The new project Maths book offers little information in solving probability problems. My teacher has one answer - book, another.
Solve this question please? It's not for homework.

A bag contains eight black, three white and five red beads. Three beads are picked at random without replacement. Find probability that one is white, the and the others are not.

I assume it is: 1 - P(none white)?
Teacher's answer: 557/560
Book's answer: 117/280

>_<

BeanbagBallbag

16 balls

If you want one white only it can be 1st OR 2nd OR 3rd;

If it's first that's 3/16..you need the second and third ball to be not white;
3/16 X 13(non white)/15(remaining balls) X 12(non whites)/14(remaining balls) = 39/280

Similarly, if the white ball comes 2nd it will be 39/280, and if it comes third it will be 39/280.

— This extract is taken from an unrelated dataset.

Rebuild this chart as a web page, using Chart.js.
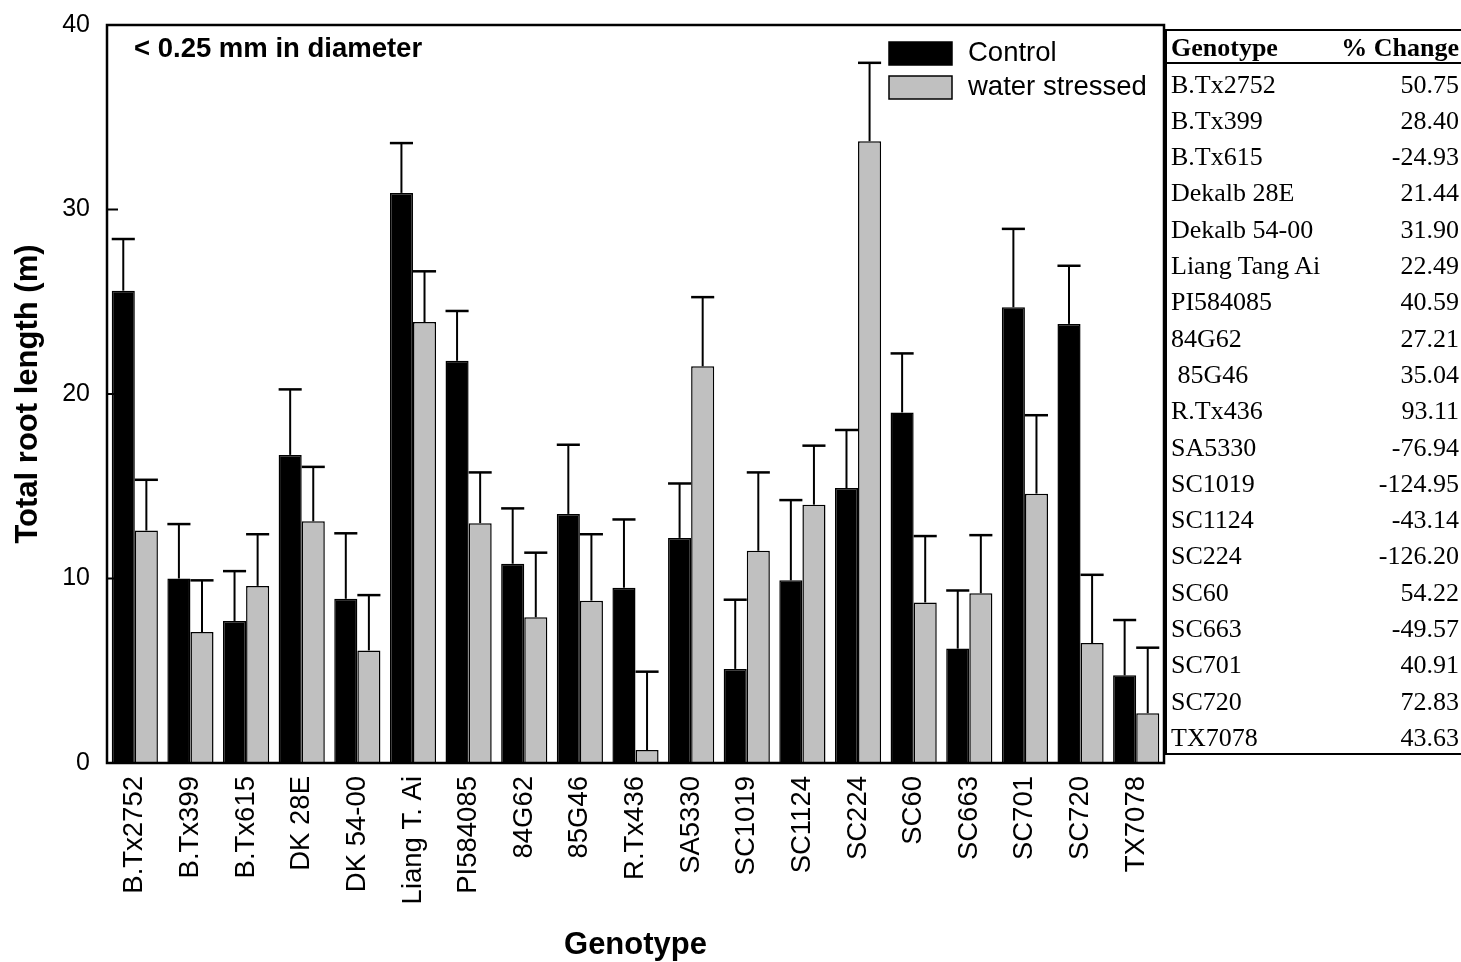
<!DOCTYPE html>
<html lang="en">
<head>
<meta charset="utf-8">
<title>Total root length by genotype</title>
<script src="https://cdn.jsdelivr.net/npm/chart.js@4.4.1/dist/chart.umd.min.js"></script>
<style>
  html, body { margin: 0; padding: 0; background: #fff; }
  #wrap { position: relative; width: 1461px; height: 962px; overflow: hidden; }
  #chart { position: absolute; left: 0; top: 0; }
  #tbl {
    position: absolute; left: 1165px; top: 29px; width: 296px; height: 726px;
    border-top: 2.5px solid #000; border-bottom: 2px solid #000; border-left: 2.5px solid #000;
    box-sizing: border-box;
  }
  #tbl .hline { position: absolute; left: 0; right: 0; top: 31px; height: 0; border-top: 2px solid #000; }
  #tbl .cell {
    position: absolute; font-family: 'Liberation Serif', 'Times New Roman', serif;
    font-size: 26px; line-height: 26px; color: #000; white-space: pre;
  }
  #tbl .head { font-weight: bold; }
  #tbl .name { left: 4px; }
  #tbl .val { right: 2px; text-align: right; }
</style>
</head>
<body>
<div id="wrap">
  <canvas id="chart" width="1461" height="962"></canvas>
  <div id="tbl"></div>
</div>
<script>
// genotype labels on the x axis
const genotypes = ['B.Tx2752', 'B.Tx399', 'B.Tx615', 'DK 28E', 'DK 54-00', 'Liang T. Ai', 'PI584085',
  '84G62', '85G46', 'R.Tx436', 'SA5330', 'SC1019', 'SC1124', 'SC224', 'SC60', 'SC663', 'SC701', 'SC720', 'TX7078'];

// total root length (m)
const control = [25.6, 10.0, 7.7, 16.7, 8.9, 30.9, 21.8, 10.8, 13.5, 9.5, 12.2, 5.1, 9.9, 14.9, 19.0, 6.2, 24.7, 23.8, 4.75];
const stressed = [12.6, 7.1, 9.6, 13.1, 6.1, 23.9, 13.0, 7.9, 8.8, 0.7, 21.5, 11.5, 14.0, 33.7, 8.7, 9.2, 14.6, 6.5, 2.7];
// upper error bar lengths
const controlErr = [2.8, 2.95, 2.7, 3.55, 3.55, 2.7, 2.7, 3.0, 3.75, 3.7, 2.95, 3.75, 4.35, 3.15, 3.2, 3.15, 4.25, 3.15, 3.0];
const stressedErr = [2.75, 2.8, 2.8, 2.95, 3.0, 2.75, 2.75, 3.5, 3.6, 4.25, 3.75, 4.25, 3.2, 4.25, 3.6, 3.15, 4.25, 3.7, 3.55];

const yTicks = [0, 10, 20, 30, 40];

// side table
const tableNames = ['B.Tx2752', 'B.Tx399', 'B.Tx615', 'Dekalb 28E', 'Dekalb 54-00', 'Liang Tang Ai', 'PI584085',
  '84G62', ' 85G46', 'R.Tx436', 'SA5330', 'SC1019', 'SC1124', 'SC224', 'SC60', 'SC663', 'SC701', 'SC720', 'TX7078'];
const pctChange = ['50.75', '28.40', '-24.93', '21.44', '31.90', '22.49', '40.59', '27.21', '35.04', '93.11',
  '-76.94', '-124.95', '-43.14', '-126.20', '54.22', '-49.57', '40.91', '72.83', '43.63'];

const sans = "'Liberation Sans', Arial, Helvetica, sans-serif";
const errors = [controlErr, stressedErr];

const extras = {
  id: 'extras',
  afterDatasetsDraw(chart) {
    const ctx = chart.ctx;
    const y = chart.scales.y;
    ctx.save();
    ctx.strokeStyle = '#000';
    chart.data.datasets.forEach((ds, d) => {
      chart.getDatasetMeta(d).data.forEach((bar, i) => {
        const top = y.getPixelForValue(ds.data[i] + errors[d][i]);
        const half = bar.width / 2;
        ctx.lineWidth = 2;
        ctx.beginPath();
        ctx.moveTo(bar.x, bar.y);
        ctx.lineTo(bar.x, top);
        ctx.stroke();
        ctx.lineWidth = 2.5;
        ctx.beginPath();
        ctx.moveTo(bar.x - half, top);
        ctx.lineTo(bar.x + half, top);
        ctx.stroke();
      });
    });
    ctx.restore();
  },
  afterDraw(chart) {
    const ctx = chart.ctx;
    const a = chart.chartArea;
    const y = chart.scales.y;
    ctx.save();
    // frame
    ctx.strokeStyle = '#000';
    ctx.lineWidth = 2.5;
    ctx.strokeRect(a.left, a.top, a.right - a.left, a.bottom - a.top);
    // inward ticks
    ctx.lineWidth = 2;
    yTicks.forEach(v => {
      const py = y.getPixelForValue(v);
      ctx.beginPath();
      ctx.moveTo(a.left, py);
      ctx.lineTo(a.left + 11, py);
      ctx.stroke();
    });
    // annotation
    ctx.fillStyle = '#000';
    ctx.font = 'bold 27.5px ' + sans;
    ctx.textBaseline = 'alphabetic';
    ctx.textAlign = 'left';
    ctx.fillText('< 0.25 mm in diameter', 134, 57);
    // legend
    ctx.font = '27.5px ' + sans;
    ctx.textBaseline = 'middle';
    chart.data.datasets.forEach((ds, d) => {
      const top = 42 + d * 34;
      ctx.fillStyle = ds.backgroundColor;
      ctx.fillRect(889, top, 63, 23);
      ctx.lineWidth = 1.5;
      ctx.strokeRect(889, top, 63, 23);
      ctx.fillStyle = '#000';
      ctx.fillText(ds.label, 968, top + 11.5);
    });
    ctx.restore();
  }
};

new Chart(document.getElementById('chart'), {
  type: 'bar',
  data: {
    labels: genotypes,
    datasets: [
      { label: 'Control', data: control, backgroundColor: '#000000', borderColor: '#000', borderWidth: 1.5 },
      { label: 'water stressed', data: stressed, backgroundColor: '#c0c0c0', borderColor: '#000', borderWidth: 1.5 }
    ]
  },
  options: {
    responsive: false,
    animation: false,
    devicePixelRatio: 1,
    layout: { padding: { left: 0, top: 25, right: 297, bottom: 0 } },
    datasets: { bar: { categoryPercentage: 0.83, barPercentage: 1.0 } },
    plugins: { legend: { display: false }, tooltip: { enabled: false } },
    scales: {
      x: {
        grid: { display: false, drawTicks: false },
        border: { display: false },
        ticks: { color: '#000', font: { family: sans, size: 27.5 }, minRotation: 90, maxRotation: 90, padding: 13, autoSkip: false },
        title: { display: true, text: 'Genotype', color: '#000', font: { family: sans, size: 31, weight: 'bold' }, padding: { top: 0, bottom: -2 } },
        afterFit(scale) { scale.height = 199; scale.paddingLeft = 0; scale.paddingRight = 0; }
      },
      y: {
        min: 0,
        max: 40,
        afterBuildTicks(scale) { scale.ticks = yTicks.map(v => ({ value: v })); },
        grid: { display: false, drawTicks: false },
        border: { display: false },
        ticks: { color: '#000', font: { family: sans, size: 25 }, padding: 17 },
        title: { display: true, text: 'Total root length (m)', color: '#000', font: { family: sans, size: 31, weight: 'bold' }, padding: { top: 10, bottom: 0 } },
        afterFit(scale) { scale.width = 107; scale.paddingTop = 0; scale.paddingBottom = 0; }
      }
    }
  },
  plugins: [extras]
});

// side table as real text
const tbl = document.getElementById('tbl');
const add = (cls, text, top) => {
  const el = document.createElement('div');
  el.className = 'cell ' + cls;
  el.textContent = text;
  el.style.top = top + 'px';
  tbl.appendChild(el);
};
const line = document.createElement('div');
line.className = 'hline';
tbl.appendChild(line);
add('head name', 'Genotype', 4);
add('head val', '% Change', 4);
tableNames.forEach((n, i) => {
  const top = 40.5 + 36.3 * i;
  add('name', n, top);
  add('val', pctChange[i], top);
});
</script>
</body>
</html>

So that's 3 X 39/280 = 117/280

Hope that helps .

reznov

Thanks a million! Life saver. It's interesting how my teacher was incorrect also. Probability of her being effective, 0.0005

**Timbuk2**

Often with probability, you can get an idea if your answer is right based on how plausible it looks.

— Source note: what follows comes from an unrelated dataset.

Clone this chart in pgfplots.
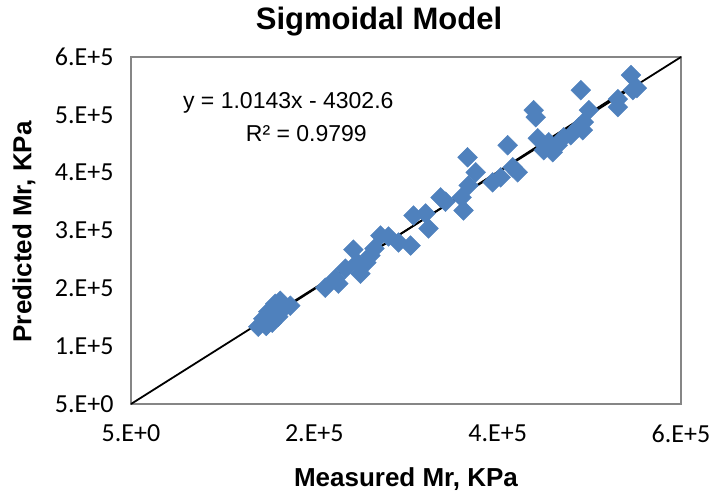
\documentclass[border=0pt]{standalone}
\usepackage{pgfplots}
\pgfplotsset{compat=1.18}
\usepackage{fontspec}
\setmainfont{Liberation Sans}
\newfontfamily\tickfont{Carlito}
\definecolor{ptblue}{HTML}{4F81BD}
\definecolor{axgray}{HTML}{868686}
\begin{document}
\begin{tikzpicture}
\path[use as bounding box] (-131pt,-94pt) rectangle (582pt,404pt);
\begin{axis}[
  scale only axis, width=550pt, height=347pt,
  xmin=5, xmax=600000, ymin=5, ymax=600000,
  axis line style={axgray, line width=1.3pt},
  major tick length=0pt,
  xtick={5,200000,400000,600000},
  xticklabels={5.E+0,2.E+5,4.E+5,6.E+5},
  ytick={5,100000,200000,300000,400000,500000,600000},
  yticklabels={5.E+0,1.E+5,2.E+5,3.E+5,4.E+5,5.E+5,6.E+5},
  ticklabel style={font=\tickfont\fontsize{26}{30}\selectfont},
  yticklabel style={xshift=-14pt},
  xticklabel style={yshift=-17pt},
  scaled ticks=false,
  xlabel={Measured Mr, KPa},
  ylabel={Predicted Mr, KPa},
  xlabel style={font=\bfseries\fontsize{26}{30}\selectfont, at={(axis description cs:0.5,-0.215)}, anchor=center},
  ylabel style={font=\bfseries\fontsize{26}{30}\selectfont, at={(axis description cs:-0.1945,0.496)}, anchor=center},
  clip=false,
]
\addplot[only marks, mark=square*, mark size=7pt, mark options={rotate=45, fill=ptblue, draw=ptblue}] coordinates {
(138800,133500) (144300,147400) (149700,159500) (157400,173400) (162800,178600)
(167200,166500) (173800,169900) (154100,140500) (160700,150900) (147500,135000)
(212000,201100) (223000,216800) (226200,208100) (233900,234100) (242600,267000)
(247000,244500) (250300,225400) (256800,244500) (261200,256600) (265600,268800)
(272100,291300) (280900,289600) (291800,279200) (305000,274000) (308200,326000)
(321300,329500) (324600,303500) (337700,357200) (343200,349800) (360700,357200)
(367200,426600) (368300,378000) (376000,400600) (362800,334700) (403300,391900)
(410900,447400) (416400,409200) (421900,400600) (394500,383200)
(439300,508100) (441500,495900) (443700,459500) (450300,438700) (460100,435200)
(465600,447400) (472100,461200) (479800,464700) (488500,478600) (494000,487300)
(490700,542700) (499500,508100) (492900,473400) (531100,527100) (531100,513300)
(545400,568800) (547500,542700) (551900,546200) (455700,452600)
};
\addplot[black, line width=1.8pt] coordinates {(5,5) (600000,600000)};
\addplot[black, line width=1.8pt] coordinates {(138800,136482) (551900,555490)};
\node[font=\fontsize{23}{26}\selectfont] at (axis cs:171600,520000) {y = 1.0143x - 4302.6};
\node[font=\fontsize{23}{26}\selectfont] at (axis cs:191300,468000) {R² = 0.9799};
\end{axis}
\node[font=\bfseries\fontsize{31}{35}\selectfont] at (248pt,382pt) {Sigmoidal Model};
\end{tikzpicture}
\end{document}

Even if you knew nothing about how to do the question, your teachers answer of 557/560 doesn't look realistic - that is saying there is almost a 99.5% chance that there is only one white, which doesn't seem right given that there are 3 whites, 8 black and 5 reds in the bag!

crayon1

reznov wrote: »

The new project Maths book offers little information in solving probability problems. My teacher has one answer - book, another.
Solve this question please? It's not for homework.

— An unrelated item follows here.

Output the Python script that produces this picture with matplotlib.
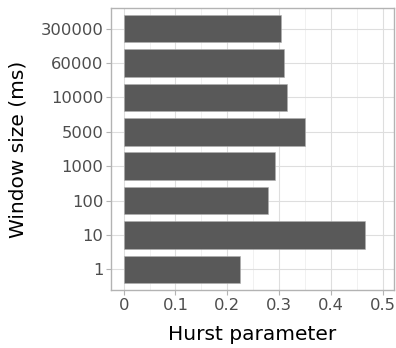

A bag contains eight black, three white and five red beads. Three beads are picked at random without replacement. Find probability that one is white, the and the others are not.

I assume it is: 1 - P(none white)?
Teacher's answer: 557/560
Book's answer: 117/280

>_<

Total = 16
P(1st one white) = (3 Choose 1) x (1/16)
P(2nd not white) = (13 Choose 1) x (1/15)
P(3rd not white) = (12 Choose 1) x (1/14)

3/16 x 13/15 x 12/14 x 3!/2! = 117/280

Theres your answer from the book.....I'm not a teacher so sorry if I'm wrong....I'm open to correction! But I tried!

reznov

Oh I know her answer did not resemble something plausible, and I do trust the book more in relation to answers. It just puts you off!

Sorry, I don't know where the thank you button is :P

**Timbuk2**

You've already got two answers, and this one is similar, but this is how I'd do it.

Instead of considering three colours, consider 'white' and non-white. Now the problem becomes what's the probability of picking exactly one white?

Effectively this is saying - what is the probability of picking one white and two non-whites.

How many ways can you pick one white AND two non-whites?
3C1 * 13C2 (here 8 black + 5 red = 13 non-white) = 234 ways

How many ways can you pick 3 beads? 16C3 = 560

So the probability of picking exactly one white is 234/560 = 117/280.